Wait A Minute
December 16th, 2009 | 0 Comments | Politics |
Every now and again I get the opportunity to read The Wall Street Journal’s editorial page (a.k.a., The Funny Pages), where one can almost always find wonderful nuggets of disinformation and illogic. Here’s today’s, from “The Audacity of Debt,” in which the author compares the recent increases in the U.S. budget deficit to those wrought by Reagan’s tax cuts and military spending increases of the early 1980s:
Our view is that there is good and bad public borrowing. In the 1980s federal deficits financed a military buildup that ended the Cold War (leading to an annual peace dividend in the 1990s of 3% of GDP), as well as tax cuts that ended the stagflation of the 1970s and began 25 years of prosperity. Those were high return investments.
Today’s debt has financed … what exactly?
Wait a minute … or perhaps 10-25 years … and we’ll have a better answer. Did anyone really expect to know what the end result of the stimulus package would be after nine months?

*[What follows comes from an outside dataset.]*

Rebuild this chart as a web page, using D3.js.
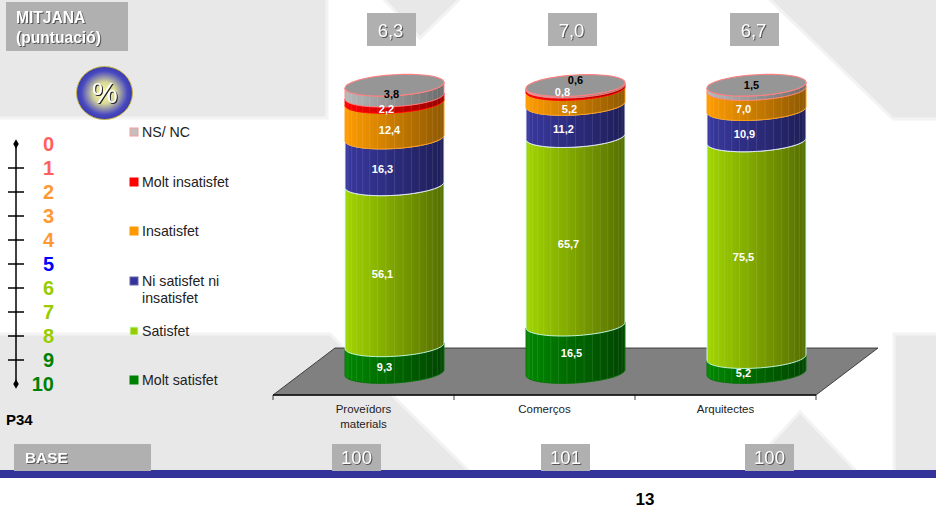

A day (or a decade, what’s the difference) wouldn’t be complete without a math error. Comparing Reagan’s $200B annual deficits with this year’s $1.4T deficit, they state that Reagan’s were “about one-quarter as large in real terms as today’s deficit.” Actually, based at least on this calculation, they were more than one-third. Perhaps what they meant was, public debt quadrupled during the Reagan and (first) Bush administrations. Which has the benefit (or deficit, depending on your point of view) of being more-or-less true.